EXERCISE PROMPT
Quote all of the data that follows exactly as written, skipping the images.

SOURCE MATERIAL
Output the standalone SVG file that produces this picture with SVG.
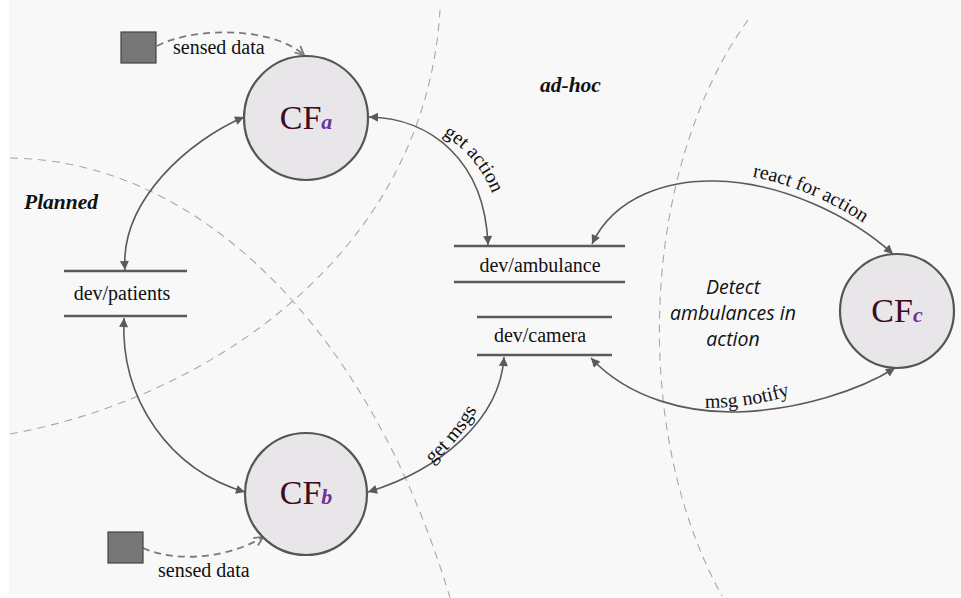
<svg xmlns="http://www.w3.org/2000/svg" width="961" height="598" viewBox="0 0 961 598">
<defs>
<style>
.zone{fill:none;stroke:#a8a8a8;stroke-width:1.1;stroke-dasharray:8 6}
.conn{fill:none;stroke:#5a5a5a;stroke-width:1.6}
.sense{fill:none;stroke:#7a7a7a;stroke-width:1.8;stroke-dasharray:7 5}
.cf{fill:#e8e6e8;stroke:#555;stroke-width:2.2}
.bar{stroke:#5a5a5a;stroke-width:2.6}
.lbl{font-family:"Liberation Serif","Times New Roman",serif;font-size:20px;fill:#111}
.cfl{font-family:"Liberation Serif","Times New Roman",serif;font-size:34px;fill:#3d0c1f}
.sub{font-size:22px;font-style:italic;font-weight:bold;fill:#7030a0}
.zlbl{font-family:"Liberation Serif","Times New Roman",serif;font-size:21.5px;font-style:italic;font-weight:bold;fill:#111}
.note{font-family:"Open Sans","Noto Sans",sans-serif;font-size:19.5px;font-style:italic;fill:#111}
.sq{fill:#777;stroke:#444;stroke-width:1.2}
</style>
<marker id="ah" viewBox="0 0 10 10" refX="10" refY="5" markerWidth="12" markerHeight="9" markerUnits="userSpaceOnUse" orient="auto-start-reverse">
<path d="M0,0 L10,5 L0,10 Z" fill="#5a5a5a"/>
</marker>
<marker id="oh" viewBox="0 0 10 10" refX="9" refY="5" markerWidth="11" markerHeight="11" markerUnits="userSpaceOnUse" orient="auto">
<path d="M1,1 L9,5 L1,9" fill="none" stroke="#7a7a7a" stroke-width="1.6"/>
</marker>
<path id="tpA" d="M430,129 C460,141 486,168 497,207"/>
<path id="tpB" d="M412,478 C440,462 470,430 488,388"/>
<path id="tpC" d="M715,173 C780,174 850,207 893,246"/>
<path id="tpD" d="M705,408 C740,408 775,402 805,390"/>
</defs>
<rect x="9" y="0" width="952" height="595" fill="#f8f8f8"/>

<g id="zones">
<path class="zone" d="M10,158 C200,160 370,330 450,598"/>
<path class="zone" d="M10,434 C200,400 425,260 440,10"/>
<path class="zone" d="M748,20 C640,170 630,430 722,596"/>
<text class="zlbl" x="24" y="209">Planned</text>
<text class="zlbl" x="540" y="92">ad-hoc</text>
<text class="note" text-anchor="middle"><tspan x="733" y="294">Detect</tspan><tspan x="733" y="320">ambulances in</tspan><tspan x="733" y="346">action</tspan></text>
</g>

<g id="connectors">
<path class="conn" d="M244,117 C190,140 120,200 125,270" marker-start="url(#ah)" marker-end="url(#ah)"/>
<path class="conn" d="M124,318 C120,400 170,470 245,492" marker-start="url(#ah)" marker-end="url(#ah)"/>
<path class="conn" d="M369,117 C430,118 485,160 488,245" marker-start="url(#ah)" marker-end="url(#ah)"/>
<path class="conn" d="M368,492 C440,470 500,420 504,357" marker-start="url(#ah)" marker-end="url(#ah)"/>
<path class="conn" d="M592,244 C615,195 670,180 715,181 C780,182 850,215 893,254" marker-start="url(#ah)" marker-end="url(#ah)"/>
<path class="conn" d="M591,358 C630,400 690,413 737,412 C800,410 860,390 895,368" marker-start="url(#ah)" marker-end="url(#ah)"/>
<path class="sense" d="M157,46 C190,28 270,25 304,55" marker-end="url(#oh)"/>
<path class="sense" d="M143,548 C180,565 235,555 263,537" marker-end="url(#oh)"/>
<text class="lbl"><textPath href="#tpA" startOffset="50%" text-anchor="middle">get action</textPath></text>
<text class="lbl"><textPath href="#tpB" startOffset="50%" text-anchor="middle">get msgs</textPath></text>
<text class="lbl"><textPath href="#tpC" startOffset="50%" text-anchor="middle">react for action</textPath></text>
<text class="lbl"><textPath href="#tpD" startOffset="0">msg notify</textPath></text>
<text class="lbl" x="173" y="54">sensed data</text>
<text class="lbl" x="158" y="577">sensed data</text>
</g>

<g id="sensor-a"><rect class="sq" x="121" y="32" width="35" height="31"/></g>
<g id="sensor-b"><rect class="sq" x="108" y="532" width="35" height="31"/></g>

<g id="cf-a">
<circle class="cf" cx="306" cy="118" r="62"/>
<text class="cfl" x="306" y="129" text-anchor="middle">CF<tspan class="sub">a</tspan></text>
</g>
<g id="cf-b">
<circle class="cf" cx="306" cy="494" r="61"/>
<text class="cfl" x="306" y="504" text-anchor="middle">CF<tspan class="sub">b</tspan></text>
</g>
<g id="cf-c">
<circle class="cf" cx="897" cy="311" r="57"/>
<text class="cfl" x="897" y="322" text-anchor="middle">CF<tspan class="sub">c</tspan></text>
</g>

<g id="dev-patients">
<line class="bar" x1="64" y1="271" x2="187" y2="271"/>
<line class="bar" x1="64" y1="316" x2="187" y2="316"/>
<text class="lbl" x="122" y="300" text-anchor="middle">dev/patients</text>
</g>
<g id="dev-ambulance">
<line class="bar" x1="454" y1="246" x2="625" y2="246"/>
<line class="bar" x1="454" y1="282" x2="625" y2="282"/>
<text class="lbl" x="540" y="272" text-anchor="middle">dev/ambulance</text>
</g>
<g id="dev-camera">
<line class="bar" x1="477" y1="317" x2="612" y2="317"/>
<line class="bar" x1="477" y1="355" x2="612" y2="355"/>
<text class="lbl" x="540" y="342" text-anchor="middle">dev/camera</text>
</g>
</svg>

REPLY TO THE EXERCISE
Output the standalone SVG file that produces this picture with SVG.
<svg xmlns="http://www.w3.org/2000/svg" width="961" height="598" viewBox="0 0 961 598">
<defs>
<style>
.zone{fill:none;stroke:#a8a8a8;stroke-width:1.1;stroke-dasharray:8 6}
.conn{fill:none;stroke:#5a5a5a;stroke-width:1.6}
.sense{fill:none;stroke:#7a7a7a;stroke-width:1.8;stroke-dasharray:7 5}
.cf{fill:#e8e6e8;stroke:#555;stroke-width:2.2}
.bar{stroke:#5a5a5a;stroke-width:2.6}
.lbl{font-family:"Liberation Serif","Times New Roman",serif;font-size:20px;fill:#111}
.cfl{font-family:"Liberation Serif","Times New Roman",serif;font-size:34px;fill:#3d0c1f}
.sub{font-size:22px;font-style:italic;font-weight:bold;fill:#7030a0}
.zlbl{font-family:"Liberation Serif","Times New Roman",serif;font-size:21.5px;font-style:italic;font-weight:bold;fill:#111}
.note{font-family:"Open Sans","Noto Sans",sans-serif;font-size:19.5px;font-style:italic;fill:#111}
.sq{fill:#777;stroke:#444;stroke-width:1.2}
</style>
<marker id="ah" viewBox="0 0 10 10" refX="10" refY="5" markerWidth="12" markerHeight="9" markerUnits="userSpaceOnUse" orient="auto-start-reverse">
<path d="M0,0 L10,5 L0,10 Z" fill="#5a5a5a"/>
</marker>
<marker id="oh" viewBox="0 0 10 10" refX="9" refY="5" markerWidth="11" markerHeight="11" markerUnits="userSpaceOnUse" orient="auto">
<path d="M1,1 L9,5 L1,9" fill="none" stroke="#7a7a7a" stroke-width="1.6"/>
</marker>
<path id="tpA" d="M430,129 C460,141 486,168 497,207"/>
<path id="tpB" d="M412,478 C440,462 470,430 488,388"/>
<path id="tpC" d="M715,173 C780,174 850,207 893,246"/>
<path id="tpD" d="M705,408 C740,408 775,402 805,390"/>
</defs>
<rect x="9" y="0" width="952" height="595" fill="#f8f8f8"/>

<g id="zones">
<path class="zone" d="M10,158 C200,160 370,330 450,598"/>
<path class="zone" d="M10,434 C200,400 425,260 440,10"/>
<path class="zone" d="M748,20 C640,170 630,430 722,596"/>
<text class="zlbl" x="24" y="209">Planned</text>
<text class="zlbl" x="540" y="92">ad-hoc</text>
<text class="note" text-anchor="middle"><tspan x="733" y="294">Detect</tspan><tspan x="733" y="320">ambulances in</tspan><tspan x="733" y="346">action</tspan></text>
</g>

<g id="connectors">
<path class="conn" d="M244,117 C190,140 120,200 125,270" marker-start="url(#ah)" marker-end="url(#ah)"/>
<path class="conn" d="M124,318 C120,400 170,470 245,492" marker-start="url(#ah)" marker-end="url(#ah)"/>
<path class="conn" d="M369,117 C430,118 485,160 488,245" marker-start="url(#ah)" marker-end="url(#ah)"/>
<path class="conn" d="M368,492 C440,470 500,420 504,357" marker-start="url(#ah)" marker-end="url(#ah)"/>
<path class="conn" d="M592,244 C615,195 670,180 715,181 C780,182 850,215 893,254" marker-start="url(#ah)" marker-end="url(#ah)"/>
<path class="conn" d="M591,358 C630,400 690,413 737,412 C800,410 860,390 895,368" marker-start="url(#ah)" marker-end="url(#ah)"/>
<path class="sense" d="M157,46 C190,28 270,25 304,55" marker-end="url(#oh)"/>
<path class="sense" d="M143,548 C180,565 235,555 263,537" marker-end="url(#oh)"/>
<text class="lbl"><textPath href="#tpA" startOffset="50%" text-anchor="middle">get action</textPath></text>
<text class="lbl"><textPath href="#tpB" startOffset="50%" text-anchor="middle">get msgs</textPath></text>
<text class="lbl"><textPath href="#tpC" startOffset="50%" text-anchor="middle">react for action</textPath></text>
<text class="lbl"><textPath href="#tpD" startOffset="0">msg notify</textPath></text>
<text class="lbl" x="173" y="54">sensed data</text>
<text class="lbl" x="158" y="577">sensed data</text>
</g>

<g id="sensor-a"><rect class="sq" x="121" y="32" width="35" height="31"/></g>
<g id="sensor-b"><rect class="sq" x="108" y="532" width="35" height="31"/></g>

<g id="cf-a">
<circle class="cf" cx="306" cy="118" r="62"/>
<text class="cfl" x="306" y="129" text-anchor="middle">CF<tspan class="sub">a</tspan></text>
</g>
<g id="cf-b">
<circle class="cf" cx="306" cy="494" r="61"/>
<text class="cfl" x="306" y="504" text-anchor="middle">CF<tspan class="sub">b</tspan></text>
</g>
<g id="cf-c">
<circle class="cf" cx="897" cy="311" r="57"/>
<text class="cfl" x="897" y="322" text-anchor="middle">CF<tspan class="sub">c</tspan></text>
</g>

<g id="dev-patients">
<line class="bar" x1="64" y1="271" x2="187" y2="271"/>
<line class="bar" x1="64" y1="316" x2="187" y2="316"/>
<text class="lbl" x="122" y="300" text-anchor="middle">dev/patients</text>
</g>
<g id="dev-ambulance">
<line class="bar" x1="454" y1="246" x2="625" y2="246"/>
<line class="bar" x1="454" y1="282" x2="625" y2="282"/>
<text class="lbl" x="540" y="272" text-anchor="middle">dev/ambulance</text>
</g>
<g id="dev-camera">
<line class="bar" x1="477" y1="317" x2="612" y2="317"/>
<line class="bar" x1="477" y1="355" x2="612" y2="355"/>
<text class="lbl" x="540" y="342" text-anchor="middle">dev/camera</text>
</g>
</svg>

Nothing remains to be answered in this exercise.